* **Task statement**: Repeat verbatim only the lines from the opening of the material below through the one that contains "const yTicks = [0, 0.2, 0.4, 0.6, 0.8, 1];".

━━ Collected material ━━

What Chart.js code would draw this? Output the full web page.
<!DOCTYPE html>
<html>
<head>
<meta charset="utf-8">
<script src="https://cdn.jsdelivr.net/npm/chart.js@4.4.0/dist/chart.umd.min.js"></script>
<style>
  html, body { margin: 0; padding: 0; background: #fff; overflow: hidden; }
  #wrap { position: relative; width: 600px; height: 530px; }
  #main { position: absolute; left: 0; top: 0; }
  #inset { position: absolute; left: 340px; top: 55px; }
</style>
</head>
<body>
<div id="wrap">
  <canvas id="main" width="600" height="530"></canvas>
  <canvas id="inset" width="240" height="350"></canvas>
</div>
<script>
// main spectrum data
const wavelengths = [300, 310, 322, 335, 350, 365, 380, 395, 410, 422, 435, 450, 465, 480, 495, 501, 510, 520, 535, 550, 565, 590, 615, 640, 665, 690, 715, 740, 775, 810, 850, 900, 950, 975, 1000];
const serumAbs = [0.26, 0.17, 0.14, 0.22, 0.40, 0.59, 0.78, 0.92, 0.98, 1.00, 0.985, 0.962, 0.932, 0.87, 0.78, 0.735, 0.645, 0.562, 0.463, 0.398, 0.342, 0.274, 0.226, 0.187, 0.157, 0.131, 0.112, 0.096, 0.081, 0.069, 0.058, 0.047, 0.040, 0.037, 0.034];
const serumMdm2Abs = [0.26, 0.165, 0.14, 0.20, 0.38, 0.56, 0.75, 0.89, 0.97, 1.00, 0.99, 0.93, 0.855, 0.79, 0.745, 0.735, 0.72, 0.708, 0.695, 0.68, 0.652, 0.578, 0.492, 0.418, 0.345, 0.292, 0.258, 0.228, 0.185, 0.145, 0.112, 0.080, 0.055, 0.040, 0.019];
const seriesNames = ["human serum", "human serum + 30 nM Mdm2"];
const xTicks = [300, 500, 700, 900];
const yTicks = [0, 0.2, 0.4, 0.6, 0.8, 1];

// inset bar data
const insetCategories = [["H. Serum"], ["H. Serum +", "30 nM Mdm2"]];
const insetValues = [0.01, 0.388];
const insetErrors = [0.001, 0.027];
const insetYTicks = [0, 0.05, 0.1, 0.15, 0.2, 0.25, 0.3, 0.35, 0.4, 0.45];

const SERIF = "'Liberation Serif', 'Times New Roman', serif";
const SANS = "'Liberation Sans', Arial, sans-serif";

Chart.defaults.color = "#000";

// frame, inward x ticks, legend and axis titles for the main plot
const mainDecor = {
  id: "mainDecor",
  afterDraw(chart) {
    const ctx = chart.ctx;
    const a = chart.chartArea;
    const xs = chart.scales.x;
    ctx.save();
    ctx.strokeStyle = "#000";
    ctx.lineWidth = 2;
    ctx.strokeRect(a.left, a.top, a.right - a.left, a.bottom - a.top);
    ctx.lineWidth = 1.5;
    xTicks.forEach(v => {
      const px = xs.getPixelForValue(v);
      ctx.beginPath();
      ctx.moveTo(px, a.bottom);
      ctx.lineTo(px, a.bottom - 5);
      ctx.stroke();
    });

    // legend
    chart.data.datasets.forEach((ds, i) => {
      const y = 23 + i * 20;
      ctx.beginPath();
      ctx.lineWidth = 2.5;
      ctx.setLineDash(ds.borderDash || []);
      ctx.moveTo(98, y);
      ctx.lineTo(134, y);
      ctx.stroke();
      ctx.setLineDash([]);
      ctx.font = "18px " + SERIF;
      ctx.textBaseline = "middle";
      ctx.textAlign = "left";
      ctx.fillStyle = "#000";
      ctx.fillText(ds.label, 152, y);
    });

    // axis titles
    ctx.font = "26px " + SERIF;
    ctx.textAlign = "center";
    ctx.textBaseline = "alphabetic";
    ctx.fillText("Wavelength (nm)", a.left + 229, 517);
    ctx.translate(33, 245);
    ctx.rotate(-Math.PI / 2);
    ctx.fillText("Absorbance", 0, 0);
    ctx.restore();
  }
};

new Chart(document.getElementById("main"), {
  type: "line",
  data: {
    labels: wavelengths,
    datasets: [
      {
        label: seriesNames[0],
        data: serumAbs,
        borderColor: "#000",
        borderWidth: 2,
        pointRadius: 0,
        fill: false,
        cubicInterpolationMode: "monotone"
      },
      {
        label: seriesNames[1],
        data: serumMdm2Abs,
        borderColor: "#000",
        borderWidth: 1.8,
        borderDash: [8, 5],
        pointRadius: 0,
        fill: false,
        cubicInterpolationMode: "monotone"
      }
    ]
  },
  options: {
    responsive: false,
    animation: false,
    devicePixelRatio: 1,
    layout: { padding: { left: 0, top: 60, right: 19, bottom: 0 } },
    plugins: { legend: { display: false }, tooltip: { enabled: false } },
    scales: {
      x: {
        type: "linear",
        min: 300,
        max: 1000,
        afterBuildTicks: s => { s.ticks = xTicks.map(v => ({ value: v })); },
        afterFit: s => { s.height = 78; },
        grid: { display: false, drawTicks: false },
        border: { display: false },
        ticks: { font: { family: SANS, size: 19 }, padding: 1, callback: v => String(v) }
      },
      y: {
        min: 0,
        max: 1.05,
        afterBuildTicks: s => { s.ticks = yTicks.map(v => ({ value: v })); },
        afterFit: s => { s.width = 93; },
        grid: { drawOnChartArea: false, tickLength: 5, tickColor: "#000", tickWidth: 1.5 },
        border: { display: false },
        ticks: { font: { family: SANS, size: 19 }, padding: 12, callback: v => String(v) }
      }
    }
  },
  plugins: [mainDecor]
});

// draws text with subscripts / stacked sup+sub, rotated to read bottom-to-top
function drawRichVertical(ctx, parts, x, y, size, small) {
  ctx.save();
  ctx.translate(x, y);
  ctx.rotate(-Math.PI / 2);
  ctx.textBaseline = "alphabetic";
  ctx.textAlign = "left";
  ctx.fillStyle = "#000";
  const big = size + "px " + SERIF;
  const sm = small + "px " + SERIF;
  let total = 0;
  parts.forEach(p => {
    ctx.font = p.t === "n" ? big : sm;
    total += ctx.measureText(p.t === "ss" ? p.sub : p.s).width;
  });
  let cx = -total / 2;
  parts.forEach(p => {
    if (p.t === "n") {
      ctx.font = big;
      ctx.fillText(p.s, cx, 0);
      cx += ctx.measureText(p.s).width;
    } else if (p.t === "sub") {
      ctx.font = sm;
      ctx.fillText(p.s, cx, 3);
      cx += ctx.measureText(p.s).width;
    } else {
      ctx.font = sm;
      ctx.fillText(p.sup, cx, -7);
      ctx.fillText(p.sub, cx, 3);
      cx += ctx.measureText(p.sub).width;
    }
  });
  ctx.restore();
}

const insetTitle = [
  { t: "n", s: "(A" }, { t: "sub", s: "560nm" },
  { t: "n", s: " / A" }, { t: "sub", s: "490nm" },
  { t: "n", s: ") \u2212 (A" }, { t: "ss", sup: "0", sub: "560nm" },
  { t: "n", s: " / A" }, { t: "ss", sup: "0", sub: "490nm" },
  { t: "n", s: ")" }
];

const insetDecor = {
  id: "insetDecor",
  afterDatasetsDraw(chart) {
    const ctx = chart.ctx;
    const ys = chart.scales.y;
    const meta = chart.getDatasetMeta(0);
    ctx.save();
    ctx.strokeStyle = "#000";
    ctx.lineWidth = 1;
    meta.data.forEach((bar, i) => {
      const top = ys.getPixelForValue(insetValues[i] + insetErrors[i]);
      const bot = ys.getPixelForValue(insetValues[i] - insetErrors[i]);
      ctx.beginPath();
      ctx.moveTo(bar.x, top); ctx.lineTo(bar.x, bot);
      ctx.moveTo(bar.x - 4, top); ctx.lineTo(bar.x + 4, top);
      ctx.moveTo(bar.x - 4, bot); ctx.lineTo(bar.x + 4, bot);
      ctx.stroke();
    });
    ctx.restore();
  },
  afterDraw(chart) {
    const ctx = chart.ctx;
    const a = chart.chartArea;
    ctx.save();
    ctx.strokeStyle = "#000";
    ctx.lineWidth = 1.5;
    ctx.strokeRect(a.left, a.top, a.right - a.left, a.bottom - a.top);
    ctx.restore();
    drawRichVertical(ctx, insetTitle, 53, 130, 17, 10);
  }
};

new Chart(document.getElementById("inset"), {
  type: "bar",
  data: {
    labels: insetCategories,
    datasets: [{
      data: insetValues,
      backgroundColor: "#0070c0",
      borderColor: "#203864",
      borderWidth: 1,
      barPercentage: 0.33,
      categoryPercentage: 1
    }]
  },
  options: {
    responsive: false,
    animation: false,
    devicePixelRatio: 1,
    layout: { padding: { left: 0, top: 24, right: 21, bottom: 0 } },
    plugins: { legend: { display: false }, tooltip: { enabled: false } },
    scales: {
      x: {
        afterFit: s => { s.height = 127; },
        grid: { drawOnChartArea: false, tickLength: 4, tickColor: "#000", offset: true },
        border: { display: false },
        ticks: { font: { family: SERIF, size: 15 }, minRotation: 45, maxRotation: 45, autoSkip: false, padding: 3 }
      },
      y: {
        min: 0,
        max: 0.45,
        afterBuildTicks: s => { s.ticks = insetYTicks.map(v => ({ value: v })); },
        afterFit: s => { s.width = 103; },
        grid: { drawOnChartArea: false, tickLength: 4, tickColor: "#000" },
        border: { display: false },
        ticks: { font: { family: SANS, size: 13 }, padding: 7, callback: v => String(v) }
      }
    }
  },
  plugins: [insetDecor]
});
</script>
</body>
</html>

━━━

* **Final answer**:
What Chart.js code would draw this? Output the full web page.
<!DOCTYPE html>
<html>
<head>
<meta charset="utf-8">
<script src="https://cdn.jsdelivr.net/npm/chart.js@4.4.0/dist/chart.umd.min.js"></script>
<style>
  html, body { margin: 0; padding: 0; background: #fff; overflow: hidden; }
  #wrap { position: relative; width: 600px; height: 530px; }
  #main { position: absolute; left: 0; top: 0; }
  #inset { position: absolute; left: 340px; top: 55px; }
</style>
</head>
<body>
<div id="wrap">
  <canvas id="main" width="600" height="530"></canvas>
  <canvas id="inset" width="240" height="350"></canvas>
</div>
<script>
// main spectrum data
const wavelengths = [300, 310, 322, 335, 350, 365, 380, 395, 410, 422, 435, 450, 465, 480, 495, 501, 510, 520, 535, 550, 565, 590, 615, 640, 665, 690, 715, 740, 775, 810, 850, 900, 950, 975, 1000];
const serumAbs = [0.26, 0.17, 0.14, 0.22, 0.40, 0.59, 0.78, 0.92, 0.98, 1.00, 0.985, 0.962, 0.932, 0.87, 0.78, 0.735, 0.645, 0.562, 0.463, 0.398, 0.342, 0.274, 0.226, 0.187, 0.157, 0.131, 0.112, 0.096, 0.081, 0.069, 0.058, 0.047, 0.040, 0.037, 0.034];
const serumMdm2Abs = [0.26, 0.165, 0.14, 0.20, 0.38, 0.56, 0.75, 0.89, 0.97, 1.00, 0.99, 0.93, 0.855, 0.79, 0.745, 0.735, 0.72, 0.708, 0.695, 0.68, 0.652, 0.578, 0.492, 0.418, 0.345, 0.292, 0.258, 0.228, 0.185, 0.145, 0.112, 0.080, 0.055, 0.040, 0.019];
const seriesNames = ["human serum", "human serum + 30 nM Mdm2"];
const xTicks = [300, 500, 700, 900];
const yTicks = [0, 0.2, 0.4, 0.6, 0.8, 1];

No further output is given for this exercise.